General Description: Alaska pollock (Theragra chalcogramma) are served at chain restaurants around the world because of good availability, mild flavor, and flaky white flesh. Pollock are the most important fish in American waters and represent nearly 10 percent of world fish harvest by weight. In the United States, pollock are harvested by factory trawlers that process on board and by smaller boats that deliver directly to restaurants. Large operations produce blocks of frozen fillet and surimi from pollock. Because of their high oil content, pollock are a bit more pronounced in flavor and take longer to cook than leaner fish of similar size.
Atlantic pollock (Pollachius pollachius), a distant cousin of Alaska pollock, are found in the cold North Atlantic waters of Great Britain, Iceland, and Scandinavia. They are large fish, greenish brown to charcoal color. They are especially important in the Shetland and Orkney Islands and Ireland.
Locale and Season: Alaska pollock range from California to Japan and are in season from July through September and from December through April.
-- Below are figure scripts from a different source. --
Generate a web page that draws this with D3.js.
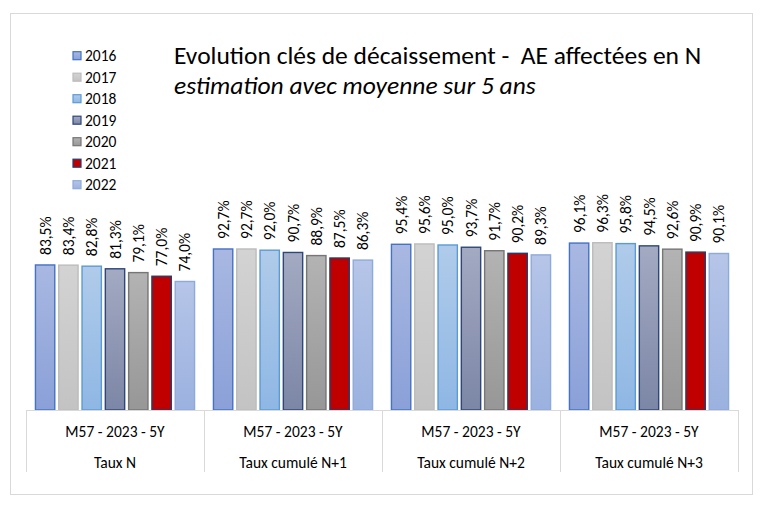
<!DOCTYPE html>
<html><head><meta charset="utf-8">
<script src="https://cdn.jsdelivr.net/npm/d3@7/dist/d3.min.js"></script>
<style>body{margin:0;background:#fff}svg{display:block}text{font-family:Carlito,Calibri,Lato,sans-serif;fill:#000;white-space:pre}</style>
</head><body><svg id="c" width="764" height="507"></svg>
<script>
const years = ["2016","2017","2018","2019","2020","2021","2022"];
const groups = ["Taux N","Taux cumulé N+1","Taux cumulé N+2","Taux cumulé N+3"];
const subLabel = "M57 - 2023 - 5Y";
const tauxN  = [83.5,83.4,82.8,81.3,79.1,77.0,74.0];
const tauxN1 = [92.7,92.7,92.0,90.7,88.9,87.5,86.3];
const tauxN2 = [95.4,95.6,95.0,93.7,91.7,90.2,89.3];
const tauxN3 = [96.1,96.3,95.8,94.5,92.6,90.9,90.1];
const series = [tauxN, tauxN1, tauxN2, tauxN3];
const title1 = "Evolution clés de décaissement -  AE affectées en N";
const title2 = "estimation avec moyenne sur 5 ans";

const styles = [
  {top:"#a9b8e2", bot:"#8aa0d8", stroke:"#4472c4"},
  {top:"#d3d3d3", bot:"#c3c3c3", stroke:"#bcbcbc"},
  {top:"#b0cbea", bot:"#8fb7e4", stroke:"#5b9bd5"},
  {top:"#a3aac2", bot:"#7c86a6", stroke:"#2f4778"},
  {top:"#b3b3b3", bot:"#979797", stroke:"#767676"},
  {top:"#c00000", bot:"#c00000", stroke:"#263b6a"},
  {top:"#b6c5e8", bot:"#9bb1df", stroke:"#8eaadb"}
];

const svg = d3.select("#c");
const defs = svg.append("defs");
styles.forEach((s,i)=>{
  const g = defs.append("linearGradient").attr("id","g"+i).attr("x1",0).attr("y1",0).attr("x2",0).attr("y2",1);
  g.append("stop").attr("offset","0%").attr("stop-color",s.top);
  g.append("stop").attr("offset","100%").attr("stop-color",s.bot);
});

// chart border
svg.append("rect").attr("x",10.5).attr("y",13.5).attr("width",742).attr("height",481)
  .attr("fill","#fff").attr("stroke","#d9d9d9");

const x0 = d3.scaleBand().domain(groups).range([26,738]).padding(0);
const x1 = d3.scaleBand().domain(years).range([0,x0.bandwidth()]).paddingInner(0.17).paddingOuter(0.405);
const y = d3.scaleLinear().domain([0,100]).range([410,236.3]);

const fmt = v => d3.format(".1f")(v).replace(".",",") + "%";

groups.forEach((gname,gi)=>{
  const g = svg.append("g").attr("transform",`translate(${x0(gname)},0)`);
  g.selectAll("rect").data(series[gi]).join("rect")
    .attr("x",(d,i)=>x1(years[i]))
    .attr("y",d=>y(d))
    .attr("width",x1.bandwidth())
    .attr("height",d=>y(0)-y(d))
    .attr("fill",(d,i)=>`url(#g${i})`)
    .attr("stroke",(d,i)=>styles[i].stroke)
    .attr("stroke-width",1.4);
  g.selectAll("text.lbl").data(series[gi]).join("text").attr("class","lbl")
    .attr("transform",(d,i)=>`translate(${x1(years[i])+x1.bandwidth()/2},${y(d)-10}) rotate(-90)`)
    .attr("dy","0.36em")
    .attr("font-size","15.5px")
    .text(d=>fmt(d));
});

// category axis
const ax = svg.append("g");
ax.append("line").attr("x1",26).attr("x2",738).attr("y1",410.5).attr("y2",410.5).attr("stroke","#d9d9d9");
x0.domain().concat(["_end"]).forEach((gname,i)=>{
  const xx = i<groups.length ? x0(gname) : x0.range()[1];
  ax.append("line").attr("x1",Math.round(xx)+0.5).attr("x2",Math.round(xx)+0.5).attr("y1",410).attr("y2",472).attr("stroke","#d9d9d9");
});
groups.forEach(gname=>{
  const cx = x0(gname)+x0.bandwidth()/2;
  ax.append("text").attr("x",cx).attr("y",437).attr("text-anchor","middle").attr("font-size","15.5px").text(subLabel);
  ax.append("text").attr("x",cx).attr("y",468).attr("text-anchor","middle").attr("font-size","15.5px").text(gname);
});

// legend
const lg = svg.append("g");
years.forEach((yr,i)=>{
  const cy = 55.7 + i*21.5;
  lg.append("rect").attr("x",73).attr("y",cy-4).attr("width",8).attr("height",8)
    .attr("fill",`url(#g${i})`).attr("stroke",styles[i].stroke).attr("stroke-width",1.2);
  lg.append("text").attr("x",85).attr("y",cy).attr("dy","0.36em").attr("font-size","15.5px").text(yr);
});

// titles
svg.append("text").attr("x",174).attr("y",64).attr("font-size","25.5px").text(title1);
svg.append("text").attr("x",174).attr("y",94).attr("font-size","25.5px").attr("font-style","italic").text(title2);
</script></body></html>
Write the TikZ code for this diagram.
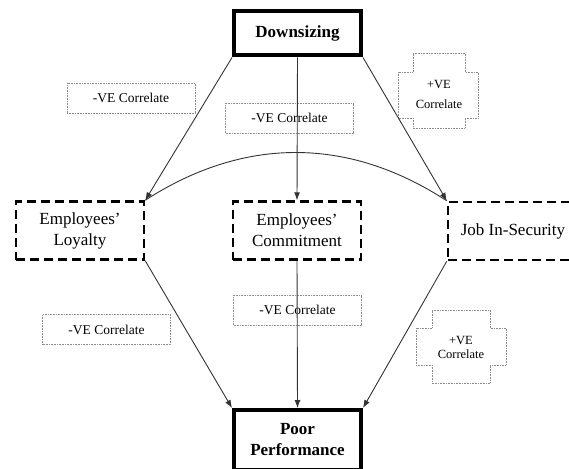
\documentclass[tikz,border=0pt]{standalone}
\usepackage{fontspec}
\setmainfont{Liberation Serif}
\usetikzlibrary{positioning,arrows.meta}

\begin{document}
\begin{tikzpicture}[x=1pt,y=-1pt,>={Latex[length=8pt,width=6pt]},
        mainbox/.style={draw=black,line width=4pt,align=center,inner sep=0pt,
            minimum width=127pt,font=\fontsize{17}{21}\selectfont\bfseries},
        factor/.style={draw=black,line width=2.4pt,dash pattern=on 9pt off 5pt,
            align=center,inner sep=0pt,minimum height=58pt,font=\fontsize{17}{21}\selectfont},
        corr/.style={draw=black!45,densely dotted,line width=0.6pt,inner sep=0pt,
            minimum width=128pt,minimum height=30pt,font=\fontsize{13.5}{15}\selectfont},
        corrline/.style={draw=black!45,densely dotted,line width=0.6pt},
        link/.style={->,draw=black!80,line width=0.9pt}]
        \useasboundingbox (0,0) rectangle (569,468);
        \node[mainbox,minimum height=44pt] (down) at (297.5,33.5) {Downsizing};
        \node[factor,minimum width=128pt] (loyal) at (80,230.5) {Employees'\\Loyalty};
        \node[factor,minimum width=128pt] (commit) at (297,230.5) {Employees'\\Commitment};
        \node[factor,minimum width=130pt] (job) at (513,231) {Job In-Security};
        \node[mainbox,minimum height=60pt] (poor) at (297.5,440) {Poor\\Performance};
        \node[corr] (negA) at (131,98) {-VE Correlate};
        \node[corr] (negB) at (289.5,118) {-VE Correlate};
        \node[corr] (negC) at (106.5,329.5) {-VE Correlate};
        \node[corr] (negD) at (297.5,310) {-VE Correlate};
        \node[align=center,inner sep=0pt,font=\fontsize{12.5}{20}\selectfont] (posA) at (439,94) {+VE\\Correlate};
        \node[align=center,inner sep=0pt,font=\fontsize{12.5}{14}\selectfont] (posB) at (461,347.5) {+VE\\Correlate};
        \draw[corrline] (413,53) -- (465,53) -- (465,72) -- (478,72) -- (478,118) -- (465,118)
            -- (465,128) -- (413,128) -- (413,118) -- (398,118) -- (398,72) -- (413,72) -- cycle;
        \draw[corrline] (432,310) -- (490,310) -- (490,328) -- (506,328) -- (506,365) -- (490,365)
            -- (490,383) -- (432,383) -- (432,365) -- (416,365) -- (416,328) -- (432,328) -- cycle;
        \draw[link] (down.south west) -- (loyal.north east);
        \draw[link] (down.south) -- (commit.north);
        \draw[link] (down.south east) -- (job.north west);
        \draw[draw=black!80,line width=0.9pt] (loyal.north east) to[bend left=33] (job.north west);
        \draw[link] (loyal.south east) -- (poor.north west);
        \draw[link] (commit.south) -- (poor.north);
        \draw[link] (job.south west) -- (poor.north east);
    \end{tikzpicture}
\end{document}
They are found year-round at supermarkets, often frozen and defrosted. Atlantic pollock are in season in spring.
Characteristic: Both types of pollock are mild and delicate in flavor with somewhat coarse texture. Boneless fillets are
creamy tan in color. Cooked, the lean meat is white and firm with good flake. Full-grown Atlantic pollock meat is grayish in color.
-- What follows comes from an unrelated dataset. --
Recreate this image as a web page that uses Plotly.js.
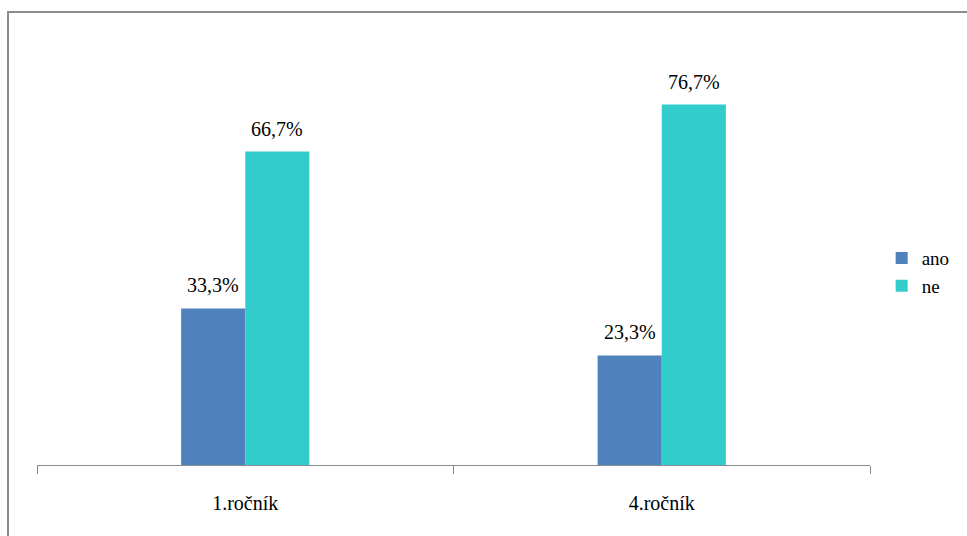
<!DOCTYPE html>
<html>
<head>
<meta charset="utf-8">
<script src="https://cdn.plot.ly/plotly-3.0.1.min.js"></script>
<style>
html,body{margin:0;padding:0;overflow:hidden;background:#fff;}
#chart{width:967px;height:536px;position:relative;}
#chart text{font-family:'Liberation Serif', serif !important;}
#frame{position:absolute;left:7px;top:11px;width:1000px;height:600px;border:2px solid #8c8c8c;pointer-events:none;z-index:10;}
</style>
</head>
<body>
<div id="chart"></div>
<div id="frame"></div>
<script>
const categories = ['1.ročník', '4.ročník'];
const seriesNames = ['ano', 'ne'];
const ano = [33.3, 23.3];
const ne = [66.7, 76.7];
const colors = ['#4F81BD', '#33CCCC'];

function fmt(v){ return v.toFixed(1).replace('.', ',') + '%'; }

const FAMILY = 'Liberation Serif';
function mkFont(size){ return {family: FAMILY, size: size, color: '#000'}; }

const series = [ano, ne];
const traces = series.map((vals, i) => ({
  type: 'bar',
  name: seriesNames[i],
  x: categories,
  y: vals,
  marker: {color: colors[i]},
  hoverinfo: 'none'
}));

// bar width in px: plot width 833, 2 categories, bargap 0.692 -> each bar ~64px
const barPx = 833 / 2 * (1 - 0.692) / 2;
const annotations = [];
series.forEach((vals, i) => {
  vals.forEach((v, j) => {
    annotations.push({
      xref: 'x', yref: 'y',
      x: categories[j], y: v,
      xshift: (i === 0 ? -1 : 1) * barPx / 2,
      yshift: 23,
      text: fmt(v),
      showarrow: false,
      font: mkFont(20),
      xanchor: 'center', yanchor: 'middle'
    });
  });
});

const layout = {
  width: 967,
  height: 536,
  margin: {l: 37, r: 97, t: 42, b: 71, autoexpand: false},
  paper_bgcolor: '#fff',
  plot_bgcolor: '#fff',
  barmode: 'group',
  bargap: 0.692,
  bargroupgap: 0,
  showlegend: true,
  legend: {
    x: 1.014, xanchor: 'left',
    y: 0.456, yanchor: 'middle',
    font: mkFont(19),
    itemwidth: 30,
    tracegroupgap: 0
  },
  annotations: annotations,
  xaxis: {
    type: 'category',
    range: [-0.5, 1.5],
    showline: true,
    linecolor: '#8c8c8c',
    linewidth: 1,
    ticks: 'outside',
    tickson: 'boundaries',
    ticklen: 8,
    tickcolor: '#8c8c8c',
    ticklabelstandoff: 20,
    tickfont: mkFont(20),
    showgrid: false,
    zeroline: false
  },
  yaxis: {
    range: [0, 90],
    visible: false,
    showgrid: false,
    zeroline: false
  }
};

Plotly.newPlot('chart', traces, layout, {displayModeBar: false, staticPlot: true});
</script>
</body>
</html>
How to Choose: Alaska pollock weigh 1 1/2 to 2 pounds, with small fillets (2 to 3 ounces). Fish that have been frozen twice (once whole aboard ship, and a second time after filleting) are apt to be gray. Choose deep-filleted pollock with the dark fat line removed; they will be milder in flavor and whiter in color. Atlantic pollock usually weigh 10 to 20 pounds and must be extremely fresh or they will be unpleasantly wooly in texture.
Storage: Store whole pollock up to 2 days refrigerated on ice; store pollock fillets up to 1 day refrigerated on ice.
Preparation:
1. Remove the dark, strong-tasting fat line in the center, if not done by the fishmonger.
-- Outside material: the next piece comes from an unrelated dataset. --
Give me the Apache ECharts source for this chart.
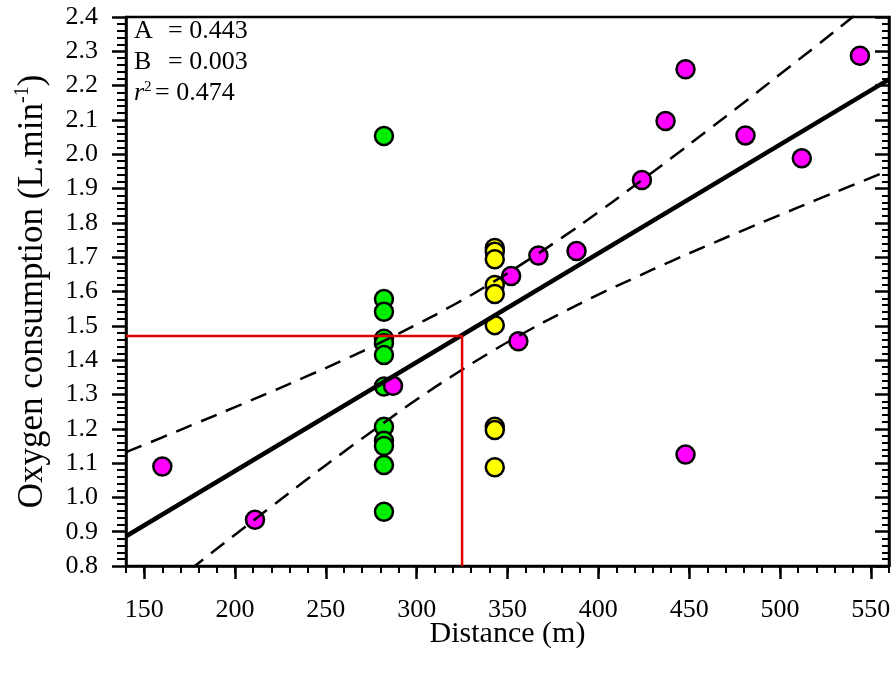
<!DOCTYPE html>
<html>
<head>
<meta charset="utf-8">
<title>Oxygen consumption vs distance</title>
<script src="https://cdn.jsdelivr.net/npm/echarts@6/dist/echarts.min.js"></script>
<style>
  html, body { margin: 0; padding: 0; background: #fff; }
  #chart { width: 895px; height: 681px; }
</style>
</head>
<body>
<div id="chart"></div>
<script>
// Measured runs: distance (m) and oxygen consumption (L/min), by group
const greenDist = [282, 282, 282, 282, 282, 282, 282, 282, 282, 282, 282, 282];
const greenO2 = [2.053, 1.578, 1.541, 1.462, 1.450, 1.415, 1.323, 1.206, 1.165, 1.150, 1.094, 0.958];

const yellowDist = [343, 343, 343, 343, 343, 343, 343, 343, 343];
const yellowO2 = [1.727, 1.716, 1.694, 1.619, 1.593, 1.502, 1.206, 1.196, 1.088];

const magentaDist = [160, 211, 287, 352, 356, 367, 388, 424, 437, 448, 448, 481, 512, 544];
const magentaO2 = [1.090, 0.935, 1.325, 1.645, 1.455, 1.705, 1.718, 1.925, 2.097, 2.248, 1.125, 2.055, 1.988, 2.287];

// Linear fit y = A + B*x and its 95% confidence band
const fitA = 0.443;
const fitB = 0.00317;
const fitR2 = 0.474;
const bandX = [140, 160, 180, 200, 220, 240, 260, 280, 300, 320, 340, 360, 380, 400, 420, 440, 460, 480, 500, 520, 540, 560];
const bandUpper = [1.132, 1.175, 1.219, 1.263, 1.308, 1.354, 1.401, 1.451, 1.504, 1.560, 1.621, 1.687, 1.757, 1.831, 1.909, 1.988, 2.069, 2.150, 2.233, 2.316, 2.400, 2.484];
const bandLower = [0.642, 0.726, 0.809, 0.891, 0.973, 1.054, 1.133, 1.210, 1.285, 1.355, 1.421, 1.482, 1.538, 1.591, 1.640, 1.688, 1.734, 1.779, 1.823, 1.867, 1.910, 1.953];

// Reference reading: distance and predicted consumption
const refDist = 325;
const refO2 = 1.47;

// Axis extents and tick positions
const xRange = [140, 560];
const xMajorTicks = [150, 200, 250, 300, 350, 400, 450, 500, 550];
const xMinorTicks = [140, 150, 160, 170, 180, 190, 200, 210, 220, 230, 240, 250, 260, 270, 280, 290, 300, 310, 320, 330, 340, 350, 360, 370, 380, 390, 400, 410, 420, 430, 440, 450, 460, 470, 480, 490, 500, 510, 520, 530, 540, 550, 560];
const yRange = [0.8, 2.4];
const yStep = 0.1;

const zip = (xs, ys) => xs.map((x, i) => [x, ys[i]]);

const FONT = "'Liberation Serif', 'Times New Roman', serif";
const labelStyle = { color: '#000', fontFamily: FONT, fontSize: 26 };
const AXIS_W = 2.5;

const chart = echarts.init(document.getElementById('chart'), null, { renderer: 'canvas' });

const dotStyle = (fill) => ({
  color: fill,
  borderColor: '#000',
  borderWidth: 2.5,
  opacity: 1
});

const option = {
  animation: false,
  backgroundColor: '#fff',
  grid: {
    left: 126, right: 6, top: 17, bottom: 115,
    show: true, borderColor: '#000', borderWidth: AXIS_W, backgroundColor: 'transparent'
  },
  xAxis: [
    {
      type: 'value', position: 'bottom', min: xRange[0], max: xRange[1],
      name: 'Distance (m)', nameLocation: 'middle', nameGap: 53, nameMoveOverlap: false,
      nameTextStyle: { color: '#000', fontFamily: FONT, fontSize: 30 },
      axisLine: { show: true, onZero: false, lineStyle: { color: '#000', width: AXIS_W } },
      axisTick: { show: true, customValues: xMajorTicks, length: 13, lineStyle: { color: '#000', width: 2.5 } },
      axisLabel: Object.assign({ customValues: xMajorTicks, margin: 31, formatter: v => String(v) }, labelStyle),
      splitLine: { show: false }
    },
    {
      type: 'value', position: 'bottom', min: xRange[0], max: xRange[1],
      axisLine: { show: false },
      axisTick: { show: true, customValues: xMinorTicks, length: 7, lineStyle: { color: '#000', width: 2 } },
      axisLabel: { show: false },
      splitLine: { show: false }
    }
  ],
  yAxis: [
    {
      type: 'value', position: 'left', min: yRange[0], max: yRange[1], interval: yStep,
      name: '{t|Oxygen consumption (L.min}{s|-1}{t|)}', nameLocation: 'middle', nameGap: 73, nameRotate: 90,
      nameMoveOverlap: false,
      nameTextStyle: {
        color: '#000', fontFamily: FONT, fontSize: 35,
        rich: {
          t: { color: '#000', fontFamily: FONT, fontSize: 35, lineHeight: 40 },
          s: { color: '#000', fontFamily: FONT, fontSize: 20, verticalAlign: 'top', lineHeight: 40 }
        }
      },
      axisLine: { show: true, onZero: false, lineStyle: { color: '#000', width: AXIS_W } },
      axisTick: { show: true, length: 14, lineStyle: { color: '#000', width: 2.5 } },
      minorTick: { show: true, splitNumber: 5, length: 9, lineStyle: { color: '#000', width: 2 } },
      axisLabel: Object.assign({ margin: 28, formatter: v => v.toFixed(1) }, labelStyle),
      splitLine: { show: false },
      minorSplitLine: { show: false }
    },
    {
      type: 'value', position: 'right', min: yRange[0], max: yRange[1], interval: yStep,
      axisLine: { show: true, onZero: false, lineStyle: { color: '#000', width: AXIS_W } },
      axisTick: { show: true, inside: true, length: 14, lineStyle: { color: '#000', width: 2.5 } },
      minorTick: { show: true, splitNumber: 5, length: 7, lineStyle: { color: '#000', width: 2 } },
      axisLabel: { show: false },
      splitLine: { show: false }
    }
  ],
  series: [
    {
      name: 'Group 1', type: 'scatter', symbol: 'circle', symbolSize: 18,
      data: zip(greenDist, greenO2), itemStyle: dotStyle('#00ee00'), z: 3
    },
    {
      name: 'Group 2', type: 'scatter', symbol: 'circle', symbolSize: 18,
      data: zip(yellowDist, yellowO2), itemStyle: dotStyle('#ffff00'), z: 3
    },
    {
      name: 'Group 3', type: 'scatter', symbol: 'circle', symbolSize: 18,
      data: zip(magentaDist, magentaO2), itemStyle: dotStyle('#ff00ff'), z: 3
    },
    {
      name: 'Fit', type: 'line', showSymbol: false, clip: true, z: 5,
      data: xRange.map(x => [x, fitA + fitB * x]),
      lineStyle: { color: '#000', width: 4.5 }
    },
    {
      name: 'Upper 95%', type: 'line', showSymbol: false, smooth: true, clip: true, z: 5,
      data: zip(bandX, bandUpper),
      lineStyle: { color: '#000', width: 2.5, type: [17, 10] }
    },
    {
      name: 'Lower 95%', type: 'line', showSymbol: false, smooth: true, clip: true, z: 5,
      data: zip(bandX, bandLower),
      lineStyle: { color: '#000', width: 2.5, type: [17, 10] }
    },
    {
      name: 'Reading', type: 'line', showSymbol: false, clip: true, z: 6,
      data: [[xRange[0], refO2], [refDist, refO2], [refDist, yRange[0]]],
      lineStyle: { color: '#e00000', width: 2.5 }
    }
  ],
  graphic: [
    { type: 'text', left: 134, top: 18, z: 10,
      style: { text: 'A', fill: '#000', font: '26px ' + FONT } },
    { type: 'text', left: 168, top: 18, z: 10,
      style: { text: '= ' + fitA.toFixed(3), fill: '#000', font: '26px ' + FONT } },
    { type: 'text', left: 134, top: 49, z: 10,
      style: { text: 'B', fill: '#000', font: '26px ' + FONT } },
    { type: 'text', left: 168, top: 49, z: 10,
      style: { text: '= ' + fitB.toFixed(3), fill: '#000', font: '26px ' + FONT } },
    { type: 'text', left: 134, top: 80, z: 10,
      style: { text: 'r', fill: '#000', font: 'italic 26px ' + FONT } },
    { type: 'text', left: 144, top: 80, z: 10,
      style: { text: '2', fill: '#000', font: '15px ' + FONT } },
    { type: 'text', left: 155, top: 80, z: 10,
      style: { text: '= ' + fitR2.toFixed(3), fill: '#000', font: '26px ' + FONT } }
  ]
};

chart.setOption(option);
</script>
</body>
</html>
2. Bake, broil, pan-fry, deep-fry, sauté, or steam.
Suggested Recipe: Tequila-Broiled Pollock (serves 4): Marinate 2 pounds of pollock fillets in 1/2 cup tequila, the juice of 2 limes, 2 teaspoons chopped garlic, 1/4 cup olive oil, and salt and pepper to taste for 1 hour, refrigerated. Broil for
8 minutes or until the fish flakes. Serve with Pepper Salsa: Combine 1 each roasted, peeled, and diced red and green bell pepper; 1 minced jalapeño; 3 chopped tomatillos; 2 sliced scallions; 1 tablespoon chopped cilantro; the juice of 1 lime; 2 tablespoons olive oil; and salt to taste.
Flavor Affinities: Bell pepper, butter, cilantro, coriander seed, cumin, garlic, jalapeño, lemon, lime, onion, scallion, shallot, sour cream, tarragon, tequila, tomatillo, tomato.